Center memberships increased 29.6 percent to 649,373 as of Dec. 31, 2021, from 500,948 as of Dec. 31, 2020.

Net loss was $(304.8) million and included tax-effected one-time expenses of $271.2 million, including $258.3 million related to non-cash share-based compensation expense, and $12.6 million of additional interest expense incurred in connection with the partial pay down of the company's term loan facility.

For the quarter, average center revenue per center membership increased to $536 from $414 in the prior-year period, reflecting increased spending with Life Time’s in-center businesses that continued execution of its pricing strategy and the opening of new clubs in more affluent markets, Bergmann said.

On a same-store basis, comparable center sales increased 52 percent. Center memberships increased approximately 30 percent to just over 649,000 as of Dec. 31, 2021, compared to just over 500,000 as of Dec. 31, 2020.

Growth in 2022

Life Time is forecasting 2022 revenue to be in the range of $1.8 billion to $1.9 billion, Bergmann said.

“We expect revenue to accelerate throughout the year as we move further away from the pandemic, open our pools during the second quarter, and gain momentum from our new initiatives,” Bergmann said in the call with analysts. “For this year, with our initiatives gaining momentum, the opening of our outdoor pools and expecting to be free of any COVID-19 mass mandates or other restrictions, we expect second quarter net new center memberships to exceed first quarter net new center memberships.”

The company plans to open 12 new centers in 2022, with two already opening so far: one in Chicago and one in Dallas/Fort Worth.

“Our center growth pipeline is the most robust I have seen in nearly 30 years,” he said. “Throughout the pandemic, we established a high trust level with our real estate partners by paying 100 percent of the required rent, resulting in even closer relationships. In addition, our partners are experiencing the very positive impact of Life Time and the financial benefits it brings as a country club in their development. We continue to see an increasing number of urban and suburban opportunities from these relationships.”

The company’s pipeline for 2023 and beyond is “stronger than ever,” he said.
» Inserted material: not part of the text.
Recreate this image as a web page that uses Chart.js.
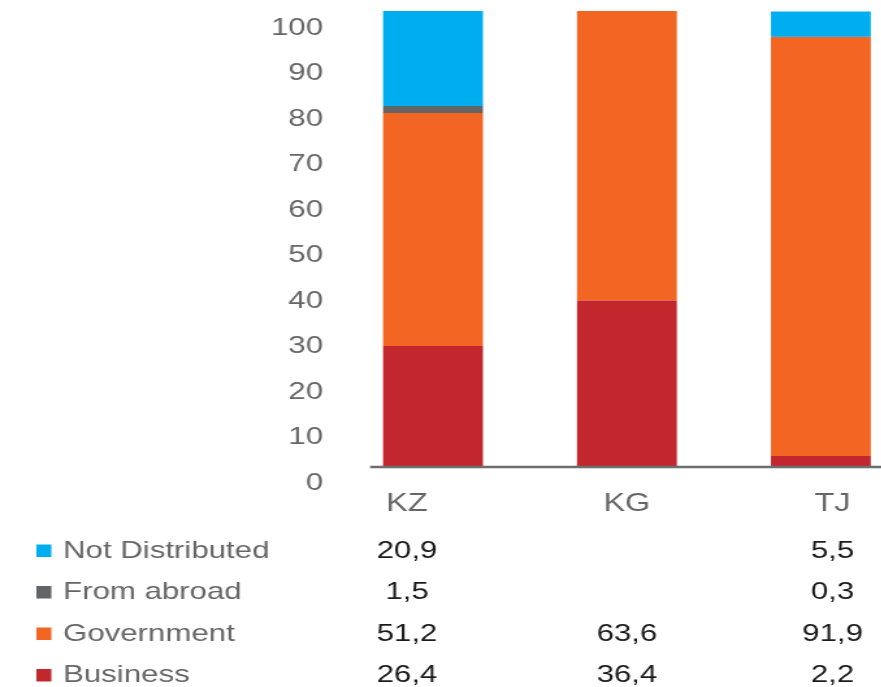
<!DOCTYPE html>
<html lang="en">
<head>
  <meta charset="UTF-8" />
  <title>R&amp;D Funding Sources</title>
  <script src="https://cdn.jsdelivr.net/npm/chart.js"></script>
  <style>
    body {
      margin: 0;
      background: #fff;
    }

    /* canvas is drawn narrow and widened by CSS, which gives the wide lettering */
    .wrap {
      width: 881px;
      height: 687px;
      overflow: hidden;
    }
  </style>
</head>
<body>

  <div class="wrap">
    <canvas id="fundingChart" width="710" height="687" style="display:block;width:923px;height:687px"></canvas>
  </div>

  <script>
    const countries = ['KZ', 'KG', 'TJ'];
    const business = [26.4, 36.4, 2.2];
    const government = [51.2, 63.6, 91.9];
    const fromAbroad = [1.5, null, 0.3];
    const notDistributed = [20.9, null, 5.5];

    const FONT = '"Liberation Sans", Arial, sans-serif';
    const GREY_TEXT = '#666666';

    // labels and table cells sit a little off the bar centres
    const colNudge = [-20, 0, 9];

    function fmt(v) {
      return v == null ? '' : v.toFixed(1).replace('.', ',');
    }

    // axis line, category labels and the value table underneath
    const tablePlugin = {
      id: 'dataTable',
      afterDatasetsDraw(chart) {
        const ctx = chart.ctx;
        const xs = chart.scales.x;
        const ys = chart.scales.y;
        const base = ys.getPixelForValue(0);
        const firstBar = chart.getDatasetMeta(0).data[0];

        ctx.save();
        ctx.strokeStyle = '#6d6e71';
        ctx.lineWidth = 2.5;
        ctx.beginPath();
        ctx.moveTo(firstBar.x - firstBar.width / 2 - 10, base + 1);
        ctx.lineTo(chart.chartArea.right, base + 1);
        ctx.stroke();

        ctx.textBaseline = 'middle';
        ctx.textAlign = 'center';
        ctx.fillStyle = GREY_TEXT;
        ctx.font = '25px ' + FONT;
        countries.forEach((c, i) => {
          ctx.fillText(c, xs.getPixelForValue(i) + colNudge[i], base + 38);
        });

        // rows listed top-down, the reverse of stacking order
        const rows = chart.data.datasets.slice().reverse();
        rows.forEach((ds, r) => {
          const y = 551 + r * 41.5;
          ctx.fillStyle = ds.backgroundColor;
          ctx.fillRect(28, y - 6.5, 11.5, 12.5);

          ctx.textAlign = 'left';
          ctx.fillStyle = GREY_TEXT;
          ctx.font = '24px ' + FONT;
          ctx.fillText(ds.label, 48.5, y);

          ctx.textAlign = 'center';
          ctx.fillStyle = '#1a1a1a';
          ds.data.forEach((v, i) => {
            ctx.fillText(fmt(v), xs.getPixelForValue(i) + colNudge[i], y);
          });
        });
        ctx.restore();
      }
    };

    const ctx = document.getElementById('fundingChart').getContext('2d');

    const chart = new Chart(ctx, {
      type: 'bar',
      data: {
        labels: countries,
        datasets: [
          { label: 'Business', data: business, backgroundColor: '#c1272d' },
          { label: 'Government', data: government, backgroundColor: '#f26522' },
          { label: 'From abroad', data: fromAbroad, backgroundColor: '#636466' },
          { label: 'Not Distributed', data: notDistributed, backgroundColor: '#00aeef' }
        ]
      },
      options: {
        responsive: false,
        animation: false,
        layout: { padding: { top: 11, right: 4, bottom: 0, left: 0 } },
        datasets: {
          bar: { barPercentage: 1, categoryPercentage: 0.515, borderWidth: 0 }
        },
        plugins: {
          legend: { display: false },
          tooltip: { enabled: false }
        },
        scales: {
          x: {
            stacked: true,
            grid: { display: false },
            border: { display: false },
            ticks: { display: false },
            afterFit(scale) { scale.height = 221; }
          },
          y: {
            stacked: true,
            min: 0,
            max: 100,
            grid: { display: false, drawTicks: false },
            border: { display: false },
            ticks: {
              stepSize: 10,
              padding: 10,
              labelOffset: 17,
              color: GREY_TEXT,
              font: { family: FONT, size: 24 }
            },
            afterFit(scale) {
              scale.width = 258.5;
              scale.paddingTop = 0;
              scale.paddingBottom = 0;
            }
          }
        }
      },
      plugins: [tablePlugin]
    });
  </script>

</body>
</html>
"For 2022, we have made the decisive choice to continue our offensive strategy of investing in several new program initiatives and casting the best talent in order to elevate our brand and grow our membership base, revenue and profitability,” Akradi said. “Additionally, our new center development pipeline remains strong with significant and attractive opportunities for expansion. Plus, industry trends and consumer demand for healthier living and aging bring us even more growth prospects. While the unexpected Omicron surge impacts the slope of our near-term recovery, we remain focused on capitalizing on these opportunities and further differentiating our Healthy Way of Life ecosystem to create long-term value for our stakeholders."

Life Time operated a total of 151 centers at the end of 2021.

The company closed four clubs during the fourth quarter, each of which was subject to a lease that expired, and each of which did not conform to Life Time’s overall comprehensive lifestyle brand experience, according to Bergmann.

Average monthly dues per membership was $135 in fourth quarter 2021 compared to $104 in the fourth quarter 2020, an increase of approximately 30 percent. The closing of the four off-brand clubs, the expected opening of new higher-priced premium clubs throughout 2022, and the continued layering in of price increases to existing members are anticipated to increase the company’s average monthly dues per membership throughout this year, according to Bergmann.

Sale-Leaseback

Earlier in 2022, Life Time entered into a non-binding letter of intent for the sale-leaseback of four properties in transactions valued in the aggregate at $175 million with an institutional real estate investor that has entered into multiple sale-leaseback transactions with the company previously.

In the call with analysts, Akradi said the company is evaluating other opportunities for sale-leaseback transactions. The company’s owned real estate has estimated market value of more than $3 billion, which exceeds the company's current debt levels of approximately $1.8 billion, Akradi said.